The Bruins do have a very deep and young roster. Michael Ryder, Tomas Kaberle and Mark Recchi are the only notable unrestricted free agents on the roster, with Recchi (14 goals, 34 assists during regular season) having already announced his retirement. Brad Marchand, who had two goals and an assist in the Game 7 win vs. the Canucks and 41 points during the regular season, is a restricted free agent. Other than that, the Bruins appear set. Even should Conn Smythe winner Tim Thomas get hurt or for some reason take a step back, the B’s have arguably the best No. 2 goalie in the league in Tuukka Rask – Rask was expected to be the starter when this season started.
The runner-up Canucks, who had by far the most points in the NHL during the regular season and were the only team with 50 wins, have opened as 11/2 favorites. And surely Vancouver will be plenty motivated after coming so close. Some have called for the team to trade Roberto Luongo, but he’s still one of the best goalies in the world. Should he see a sports psychologist? Perhaps. But he’s not going anywhere. The Canucks' three biggest decisions involving unrestricted free agents will come with defensemen Christian Ehrhoff, Kevin Bieksa and Sami Salo. Bieksa is the guy who is most important, but who will also cost the most. But the Canucks will again be stacked at forward as the Sedin twins, Ryan Kesler, Alex Burrows, Mason Raymond, Manny Malhotra and Mikael Samuelsson will all be back unless one is traded.

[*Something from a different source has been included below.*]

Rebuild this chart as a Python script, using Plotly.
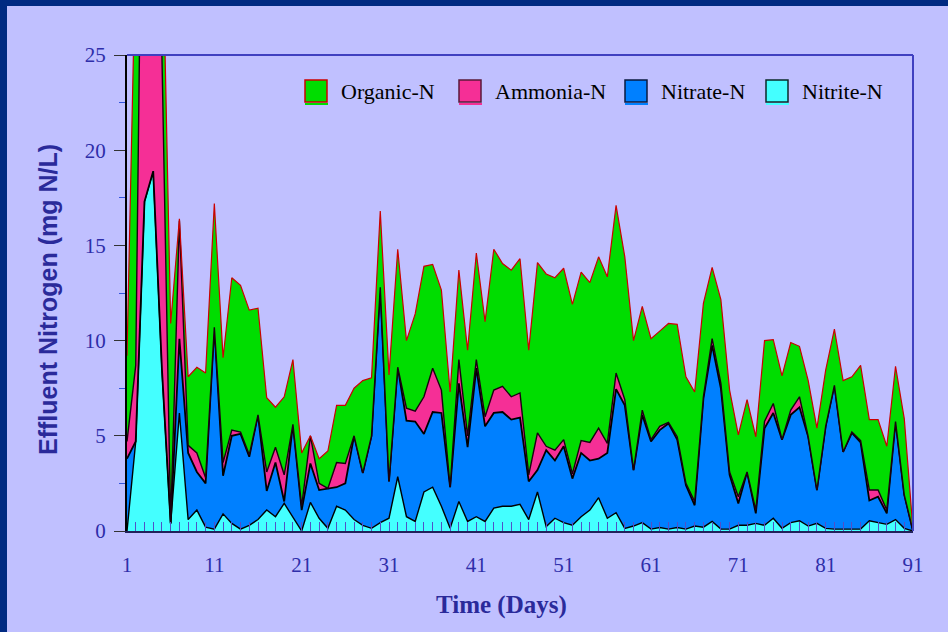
import plotly.graph_objects as go

days = list(range(1, 92))

nitrite = [0, 4.7, 17.3, 18.9, 8.5, 0.4, 6.2, 0.6, 1.1, 0.2,
           0.1, 0.9, 0.4, 0.1, 0.3, 0.6, 1.1, 0.75, 1.45, 0.75,
           0, 1.5, 0.67, 0.14, 1.3, 1.1, 0.6, 0.3, 0.14, 0.44,
           0.67, 2.85, 0.75, 0.5, 2.05, 2.3, 1.3, 0.14, 1.55, 0.5,
           0.75, 0.5, 1.2, 1.3, 1.3, 1.4, 0.6, 2.05, 0.23, 0.67,
           0.44, 0.3, 0.75, 1.1, 1.75, 0.67, 0.96, 0.14, 0.26, 0.44,
           0.1, 0.18, 0.1, 0.18, 0.1, 0.26, 0.2, 0.5, 0.1, 0.1,
           0.3, 0.3, 0.4, 0.3, 0.67, 0.14, 0.44, 0.54, 0.26, 0.4,
           0.14, 0.1, 0.1, 0.1, 0.1, 0.54, 0.44, 0.35, 0.6, 0.14,
           0]

nitrate = [3.8, 0, 0, 0, 0, 0, 3.9, 3.5, 2.0, 2.3,
           10.6, 2.0, 4.6, 5.0, 3.6, 5.5, 1.0, 2.85, 0.1, 4.85,
           1.1, 2.05, 1.48, 2.1, 1.0, 1.4, 4.4, 2.75, 4.86, 12.36,
           1.93, 5.75, 5.05, 5.25, 3.05, 3.95, 4.9, 2.16, 6.2, 3.9,
           7.8, 5.0, 5.0, 4.95, 4.55, 4.55, 2.0, 1.15, 4.02, 3.03,
           4.01, 2.45, 3.35, 2.6, 2.05, 3.43, 6.49, 6.46, 2.94, 5.66,
           4.6, 5.12, 5.55, 4.62, 2.3, 1.09, 6.75, 9.25, 7.4, 2.85,
           1.15, 2.8, 0.53, 5.1, 5.53, 4.66, 5.66, 5.96, 4.69, 1.75,
           5.36, 7.55, 4.05, 5.05, 4.55, 1.06, 1.36, 0.58, 5.15, 1.76,
           0]

ammonia = [0.9, 4.0, 30, 28, 16.5, 0, 6.2, 0.4, 1.0, 0.3,
           0, 0.7, 0.3, 0.1, 0.1, 0, 1.0, 0.8, 1.4, 0,
           0.2, 1.45, 0.35, 0, 1.3, 1.05, 0, 0, 0, 0,
           0, 0, 0.65, 0.55, 1.95, 2.3, 1.2, 0, 1.25, 0.6,
           0.45, 0.5, 1.2, 1.35, 1.2, 1.3, 0.35, 1.95, 0.2, 0.55,
           0.35, 0.25, 0.65, 0.95, 1.6, 0.5, 0.85, 0.3, 0, 0.25,
           0.1, 0.2, 0.05, 0.15, 0.1, 0.2, 0.1, 0.35, 0.25, 0.15,
           0.35, 0, 0.17, 0.35, 0.5, 0, 0.25, 0.55, 0, 0,
           0, 0, 0, 0.05, 0.1, 0.55, 0.35, 0.17, 0, 0,
           0]

organic = [4.5, 22, 5, 5, 8, 10.5, 0.1, 3.6, 4.5, 5.5,
           6.5, 5.5, 8.0, 7.7, 7.6, 5.6, 3.9, 2.1, 4.1, 3.4,
           2.8, 0.0, 1.3, 1.96, 3.0, 3.05, 2.5, 4.85, 3.05, 4.0,
           5.6, 6.2, 3.55, 5.1, 6.85, 5.45, 5.25, 5.0, 4.7, 4.5,
           5.6, 5.0, 7.4, 6.45, 6.65, 7.05, 6.55, 8.95, 9.05, 9.05,
           9.0, 8.9, 8.85, 8.4, 9.0, 8.75, 8.8, 7.5, 6.8, 5.45,
           5.3, 5.0, 5.2, 5.9, 5.6, 5.75, 4.9, 3.75, 4.4, 4.3,
           3.25, 3.8, 3.85, 4.25, 3.35, 3.35, 3.55, 2.65, 2.95, 3.25,
           2.95, 2.95, 3.75, 2.9, 3.95, 3.7, 3.7, 3.35, 2.9, 4.0,
           0.05]

series_names = ["Nitrite-N", "Nitrate-N", "Ammonia-N", "Organic-N"]
fill_colors = ["#44FFFF", "#0080FF", "#F52F96", "#00DD00"]
line_colors = ["#000000", "#000000", "#1A0010", "#CC0000"]
line_widths = [1.4, 1.8, 1.4, 1.2]
legend_order = ["Organic-N", "Ammonia-N", "Nitrate-N", "Nitrite-N"]
legend_borders = {"Organic-N": "#CC0000", "Ammonia-N": "#5A1A3A",
                  "Nitrate-N": "#0A1A40", "Nitrite-N": "#0A2A2A"}
x_label_days = [1, 11, 21, 31, 41, 51, 61, 71, 81, 91]

W, H = 948, 632
L, R, T, B = 127, 35, 55, 101
PW, PH = W - L - R, H - T - B
BG = "#C0C0FF"
NAVY = "#002A82"
TICKBLUE = "#2E2EAA"


def px(x):
    return (x - L) / PW


def py(y):
    return (H - B - y) / PH


fig = go.Figure()
for name, vals, fc, lc, lw in zip(series_names, [nitrite, nitrate, ammonia, organic],
                                  fill_colors, line_colors, line_widths):
    fig.add_trace(go.Scatter(
        x=days, y=vals, name=name, mode="lines", stackgroup="one",
        fillcolor=fc, line=dict(color=lc, width=lw), showlegend=False,
    ))

shapes = []
# lavender page fill, then navy border on top and left only
shapes.append(dict(type="rect", xref="paper", yref="paper",
                   x0=px(0), x1=px(W), y0=py(0), y1=py(H),
                   fillcolor=BG, line=dict(width=0), layer="below"))
shapes.append(dict(type="rect", xref="paper", yref="paper",
                   x0=px(0), x1=px(W), y0=py(0), y1=py(6),
                   fillcolor=NAVY, line=dict(width=0), layer="below"))
shapes.append(dict(type="rect", xref="paper", yref="paper",
                   x0=px(0), x1=px(7), y0=py(0), y1=py(H),
                   fillcolor=NAVY, line=dict(width=0), layer="below"))
# plot frame top and right
shapes.append(dict(type="line", xref="paper", yref="paper", x0=0, x1=1, y0=1, y1=1,
                   line=dict(color="#4040C0", width=2)))
shapes.append(dict(type="line", xref="paper", yref="paper", x0=1, x1=1, y0=0, y1=1,
                   line=dict(color="#4040C0", width=2)))

annotations = []
legend_x = {"Organic-N": 305, "Ammonia-N": 459, "Nitrate-N": 625, "Nitrite-N": 766}
color_of = dict(zip(series_names, fill_colors))
for name in legend_order:
    x0 = legend_x[name]
    shapes.append(dict(type="rect", xref="paper", yref="paper",
                       x0=px(x0), x1=px(x0 + 23), y0=py(103), y1=py(105),
                       fillcolor=color_of[name], line=dict(width=0)))
    shapes.append(dict(type="rect", xref="paper", yref="paper",
                       x0=px(x0), x1=px(x0 + 22), y0=py(80), y1=py(102),
                       fillcolor=color_of[name],
                       line=dict(color=legend_borders[name], width=1.5)))
    annotations.append(dict(xref="paper", yref="paper", x=px(x0 + 34), y=py(92),
                            text=name, showarrow=False, xanchor="left", yanchor="middle",
                            font=dict(family="Liberation Serif", size=22, color="#000000")))

annotations.append(dict(xref="paper", yref="paper", x=px(48), y=py(300),
                        text="Effluent Nitrogen (mg N/L)", textangle=-90, showarrow=False,
                        xanchor="center", yanchor="middle",
                        font=dict(family="Liberation Sans", size=25, color="#2A2A9A",
                                  weight="bold")))
annotations.append(dict(xref="paper", yref="paper", x=px(501), y=py(605),
                        text="Time (Days)", showarrow=False,
                        xanchor="center", yanchor="middle",
                        font=dict(family="Liberation Serif", size=25, color="#2A2A9A",
                                  weight="bold")))

fig.update_layout(
    width=W, height=H,
    margin=dict(l=L, r=R, t=T, b=B, autoexpand=False),
    paper_bgcolor=BG, plot_bgcolor=BG,
    showlegend=False,
    shapes=shapes, annotations=annotations,
    xaxis=dict(
        range=[1, 91], tickmode="array", tickvals=days,
        ticktext=[str(d) if d in x_label_days else "" for d in days],
        ticks="inside", ticklen=9, tickwidth=1, tickcolor="#5050C8",
        showline=True, linecolor="#20205A", linewidth=2,
        showgrid=False, zeroline=False,
        tickfont=dict(family="Liberation Serif", size=21, color=TICKBLUE),
        ticklabelstandoff=14,
    ),
    yaxis=dict(
        range=[0, 25], tickmode="linear", tick0=0, dtick=5,
        ticks="outside", ticklen=11, tickwidth=1.2, tickcolor="#333333",
        minor=dict(dtick=2.5, ticks="outside", ticklen=6, tickcolor="#3355DD", tickwidth=1.2),
        showline=True, linecolor="#000000", linewidth=2,
        showgrid=False, zeroline=False,
        tickfont=dict(family="Liberation Serif", size=21, color=TICKBLUE),
        ticklabelstandoff=4,
    ),
)

fig.write_html("out.html")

The Capitals are 17/2, but in a way they are the Roberto Luongo of the Eastern Conference in that they tend to fold in the clutch. Washington dominates in the regular season but then falls flat in the playoffs. There was no excuse for getting swept by Tampa Bay in the East semis. I’m not sold on goalie Michal Neuvirth, who was 27-12-4 with a .914 save percentage and a 2.35 goals against average during the season. But then he allowed at least three goals in every game of the sweep by the Lightning.
The Penguins at 9/1 seem like good value, but you would have to bank on the return to health of both Sidney Crosby and Evgeni Malkin. The Flyers at 9/1 could be great value assuming they do agree to terms with recently acquired goalie Ilya Bryzgalov, formerly of the Coyotes. He would fill the Flyers’ biggest need, but Philly also will likely have to cut loose a high-priced forward (Jeff Carter?) to afford Bryzgalov.
But I think the best value is the Chicago Blackhawks at 15/1. Chicago took a step back this season after winning the Cup in 2010, but that was to be somewhat expected after having to dump guys like Kris Versteeg, Dustin Byfuglien and Antti Niemi due to salary concerns. But with the cap expected to go up about $4 million next season, the Hawks should be able to reload around guys like Patrick Kane, Jonathan Toews, Marian Hossa, Duncan Keith and Brent Seabrook. Plus, Chicago doesn’t have any goalie concerns heading into the 2011-12 season, as the Hawks locked up young Corey Crawford after he went 33-18-6 with four shutouts and a 2.30 GAA during the regular season. And he was very good in that first-round loss to Vancouver with a .927 save percentage and a 2.21 GAA. One could argue that if the Hawks had won that Game 7 in Vancouver, they would have represented the West in the Finals again.